So close, and yet…
February 26, 2022
Ten, Jack, Queen, King,– all of spades. Right there in front of you, in your hand. And a nine of hearts.
There used to be a comic strip that would run on Sundays, years ago. It was entitled “The Born Loser.” Located on its logo were five cards, held as a poker hand. It was the 10, Jack, Queen, King of spades, as well as the nine of hearts. And if you know anything about poker at all, you realize that receiving that in your hand would have to be one of the more painful moments in a game.
So close, and yet so far.
And you might think, if you had those cards in your hand, if only I had the ace instead of this stupid nine. Or maybe you had had some different cards, and you would exchange them and maybe one of them had been the ace, and now you wish you hadn’t have given it away. It would’ve been so useful right now.
So it is with cards, and so it often is with life. We find ourselves looking at what we’ve got, and thinking “so close.
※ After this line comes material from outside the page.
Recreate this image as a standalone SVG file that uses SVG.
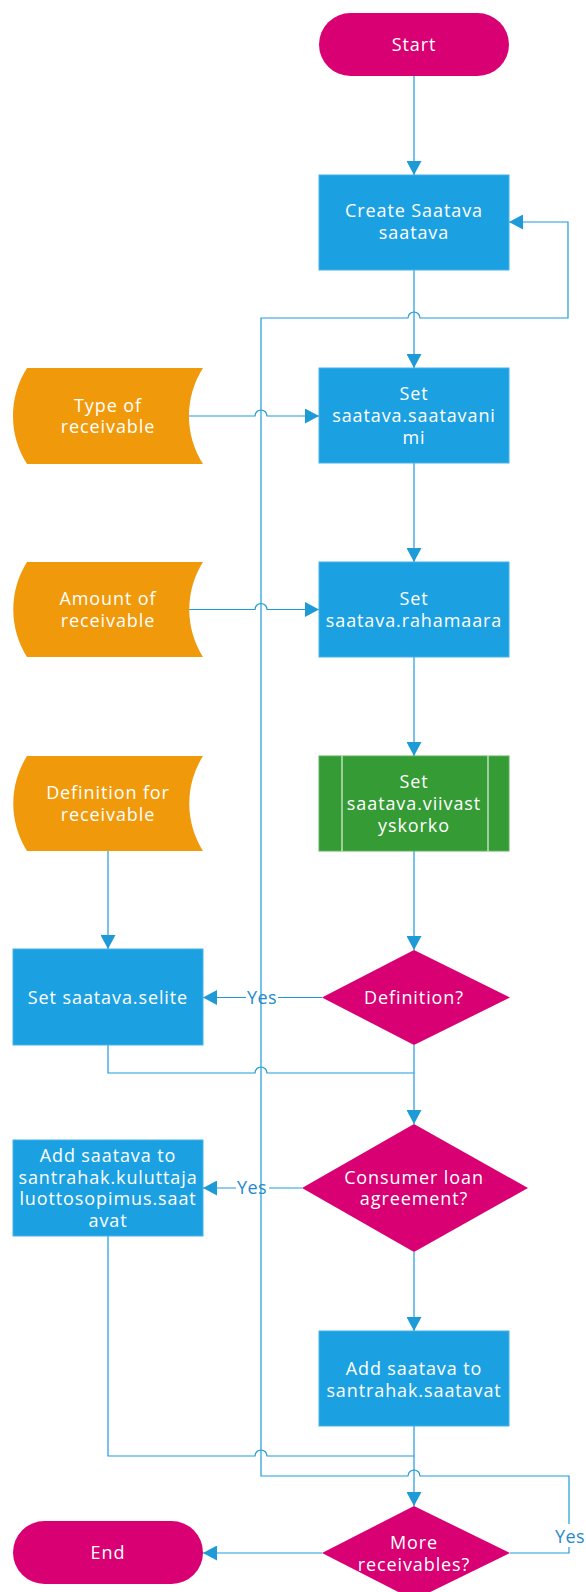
<svg xmlns="http://www.w3.org/2000/svg" width="586" height="1592" viewBox="0 0 586 1592">
  <style>
    .proc { fill: #1BA1E2; stroke: #45B2E8; stroke-width: 1; }
    .term { fill: #D80073; }
    .dec { fill: #D80073; }
    .data { fill: #F09A0B; }
    .sub { fill: #359B35; stroke: #5DB05D; stroke-width: 1; }
    .subbar { stroke: #E4F3E4; stroke-width: 1.2; fill: none; }
    .lbl { font-family: "Open Sans", "Noto Sans", sans-serif; font-size: 18px; letter-spacing: 0.9px; fill: #FFFFFF; text-anchor: middle; }
    .yes { font-family: "Open Sans", "Noto Sans", sans-serif; font-size: 18px; letter-spacing: 0.4px; fill: #1F8BCB; text-anchor: middle; }
    .conn { fill: none; stroke: #1E9BD7; stroke-width: 1.2; }
    .arrow { marker-end: url(#arrowhead); }
  </style>
  <defs>
    <marker id="arrowhead" markerUnits="userSpaceOnUse" markerWidth="14" markerHeight="15" refX="14" refY="7.5" orient="auto">
      <path d="M0,0 L14,7.5 L0,15 Z" fill="#1E9BD7"/>
    </marker>
  </defs>

  <!-- connectors -->
  <g id="connectors">
    <path class="conn arrow" d="M414,76 V175"/>
    <path class="conn arrow" d="M414,269 V368"/>
    <path class="conn arrow" d="M414,463 V562"/>
    <path class="conn arrow" d="M414,657 V756"/>
    <path class="conn arrow" d="M414,851 V950"/>
    <path class="conn arrow" d="M414,1045 V1124"/>
    <path class="conn arrow" d="M414,1252 V1331"/>
    <path class="conn arrow" d="M414,1426 V1506"/>
    <path class="conn arrow" d="M108,851 V949"/>
    <path class="conn arrow" d="M189,416 H255 A6,6 0 0,1 267,416 H319"/>
    <path class="conn arrow" d="M189,609.5 H255 A6,6 0 0,1 267,609.5 H319"/>
    <path class="conn" d="M108,1045 V1073 H255 A6,6 0 0,1 267,1073 H414"/>
    <path class="conn" d="M108,1236 V1456 H255 A6,6 0 0,1 267,1456 H414"/>
    <path class="conn" d="M322,997.5 H278"/>
    <path class="conn arrow" d="M246,997.5 H203"/>
    <path class="conn" d="M302,1188 H269"/>
    <path class="conn arrow" d="M236,1188 H203"/>
    <path class="conn arrow" d="M322,1553 H203"/>
    <path class="conn" d="M510,1553 H569 V1547"/>
    <path class="conn arrow" d="M569,1524 V1476 H420 A6,6 0 0,0 408,1476 H261 V318 H408 A6,6 0 0,1 420,318 H568 V222 H509"/>
    <text class="yes" x="262" y="1004">Yes</text>
    <text class="yes" x="252" y="1194">Yes</text>
    <text class="yes" x="570" y="1543">Yes</text>
  </g>

  <g id="start">
    <rect class="term" x="319" y="13" width="190" height="63" rx="31.5"/>
    <text class="lbl" x="414" y="50.5">Start</text>
  </g>

  <g id="create-saatava">
    <rect class="proc" x="319" y="175" width="190" height="95"/>
    <text class="lbl" x="414" y="217">Create Saatava</text>
    <text class="lbl" x="414" y="239">saatava</text>
  </g>

  <g id="type-of-receivable">
    <path class="data" d="M27,368 H203 A89,89 0 0,0 203,464 H27 A89,89 0 0,1 27,368 Z"/>
    <text class="lbl" x="108" y="411.5">Type of</text>
    <text class="lbl" x="108" y="433">receivable</text>
  </g>

  <g id="set-saatavanimi">
    <rect class="proc" x="319" y="368" width="190" height="95"/>
    <text class="lbl" x="414" y="400">Set</text>
    <text class="lbl" x="414" y="422">saatava.saatavani</text>
    <text class="lbl" x="414" y="444">mi</text>
  </g>

  <g id="amount-of-receivable">
    <path class="data" d="M27,562 H203 A89,89 0 0,0 203,657 H27 A89,89 0 0,1 27,562 Z"/>
    <text class="lbl" x="108" y="605">Amount of</text>
    <text class="lbl" x="108" y="626.5">receivable</text>
  </g>

  <g id="set-rahamaara">
    <rect class="proc" x="319" y="562" width="190" height="95"/>
    <text class="lbl" x="414" y="605">Set</text>
    <text class="lbl" x="414" y="626.5">saatava.rahamaara</text>
  </g>

  <g id="definition-for-receivable">
    <path class="data" d="M27,756 H203 A89,89 0 0,0 203,851 H27 A89,89 0 0,1 27,756 Z"/>
    <text class="lbl" x="108" y="799">Definition for</text>
    <text class="lbl" x="108" y="821">receivable</text>
  </g>

  <g id="set-viivastyskorko">
    <rect class="sub" x="319" y="756" width="190" height="95"/>
    <line class="subbar" x1="342" y1="756" x2="342" y2="851"/>
    <line class="subbar" x1="488" y1="756" x2="488" y2="851"/>
    <text class="lbl" x="414" y="788">Set</text>
    <text class="lbl" x="414" y="810">saatava.viivast</text>
    <text class="lbl" x="414" y="831.5">yskorko</text>
  </g>

  <g id="set-selite">
    <rect class="proc" x="13" y="949" width="190" height="96"/>
    <text class="lbl" x="108" y="1004">Set saatava.selite</text>
  </g>

  <g id="definition-decision">
    <polygon class="dec" points="414,950 510,997.5 414,1045 322,997.5"/>
    <text class="lbl" x="414" y="1004">Definition?</text>
  </g>

  <g id="consumer-loan-decision">
    <polygon class="dec" points="414,1124 528,1188 414,1252 302,1188"/>
    <text class="lbl" x="414" y="1183.5">Consumer loan</text>
    <text class="lbl" x="414" y="1205">agreement?</text>
  </g>

  <g id="add-to-kuluttajaluottosopimus">
    <rect class="proc" x="13" y="1140" width="190" height="96"/>
    <text class="lbl" x="108" y="1161.5">Add saatava to</text>
    <text class="lbl" x="108" y="1183.5">santrahak.kuluttaja</text>
    <text class="lbl" x="108" y="1205">luottosopimus.saat</text>
    <text class="lbl" x="108" y="1227">avat</text>
  </g>

  <g id="add-to-saatavat">
    <rect class="proc" x="319" y="1331" width="190" height="95"/>
    <text class="lbl" x="414" y="1374.5">Add saatava to</text>
    <text class="lbl" x="414" y="1396.5">santrahak.saatavat</text>
  </g>

  <g id="more-receivables-decision">
    <polygon class="dec" points="414,1506 510,1553 414,1600 322,1553"/>
    <text class="lbl" x="414" y="1548.5">More</text>
    <text class="lbl" x="414" y="1570.5">receivables?</text>
  </g>

  <g id="end">
    <rect class="term" x="13" y="1521" width="190" height="63" rx="31.5"/>
    <text class="lbl" x="108" y="1559">End</text>
  </g>
</svg>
So close. If I only had this one thing it would work. It would be perfect. As it is, there’s literally nothing I can do.”
Possibly, we lament the fact that we had it, and we gave it away. Or we lost it. Or someone took it from us. That one thing, the thing that would’ve made all the rest of this work. It is gone, and what we would give in order to get it back. A lot of stress, a lot of remorse, and even a lot of root beer has been drunk, lamenting that troubling reality. And as Snoopy once remarked, it takes a lot of root beer to drown your sorrows.
Sometimes, we look up at the hand of God, and since the arrangements of cards are out of our hands, but certainly not beyond his control, we might get tempted to wonder why he might have done this sort of thing to us. Why bring us so close, and yet have is not able to go all the way and win? Why deprive us of that one thing that would make such a wonderful, epic moment work so very well?
This is a hard thing. This is the harshness of life. This makes us tempted to think of ourselves as, if not the born loser, certainly losing out in this situation. And yet we forget something – well, actually, we forget a good deal of things, but there are some very, very important things that are best not forgotten.
We have not been told that we must win. Indeed, the most importing winning has already been done for us entirely, in Jesus. In his death on the cross, all of our missteps, our mistakes, our foolish moments will be through all that was good away, all of our losses and loser-ness, all of this is paid for and done. And we are now simply called his children, and there is no greater prize than the loving adoption that we live in, and the identity that we have.
What we have been invited to do, is to play. To play with those around us, not needing to worry about winning or losing, but for the joy of playing, sharing a different love in a different way of living while we play. And sometimes we win, and sometimes we lose.
But the most important prayer is not “why, oh Lord, have you taken this one thing from me?” “Why, O Lord, have you denied this one opportunity that would make things so very, very great?” A fallen world hurts us and deprives us and sets us up into all sorts of situations that were probably never the kind of living that God intended for us all in the first place. In contrast to this, God continues to reach into our lives and pick us up, and show us the way, and show us how to play what it is that we been given to play.
And so the most important prayer turns out to be “oh Lord, who knows everything, please give me the grace and the help to know how best to play the cards that are in my hand. Give me the love to rejoice in the winning of others, and to take my victories with gracious humility – for the sake of the remainder around me who are also playing.”
Of course, you may want to also ask what game, exactly, you’re supposed to be playing. After all, we often eventually discover that a lot of our lamentation about what is missing to make this one direction work is because we may not have been meant to go that direction in the first place. God alone knows where we best belong; and he invites us in the Word, “if any one of you lacks wisdom, he should ask God, who gives generously to all without finding fault, and it will be given to him.”
Ten, Jack, Queen, King—all of spades. And a nine of hearts. So close, and yet–
The game is gin, by the way, not poker. The Ace would do you little good; you’ve got your run of four. Why don’t you look at the rest of your hand? Be thankful: You’re off to a good start—
And ask for the grace and wisdom to know how to play out the rest of the game well—and to His glory.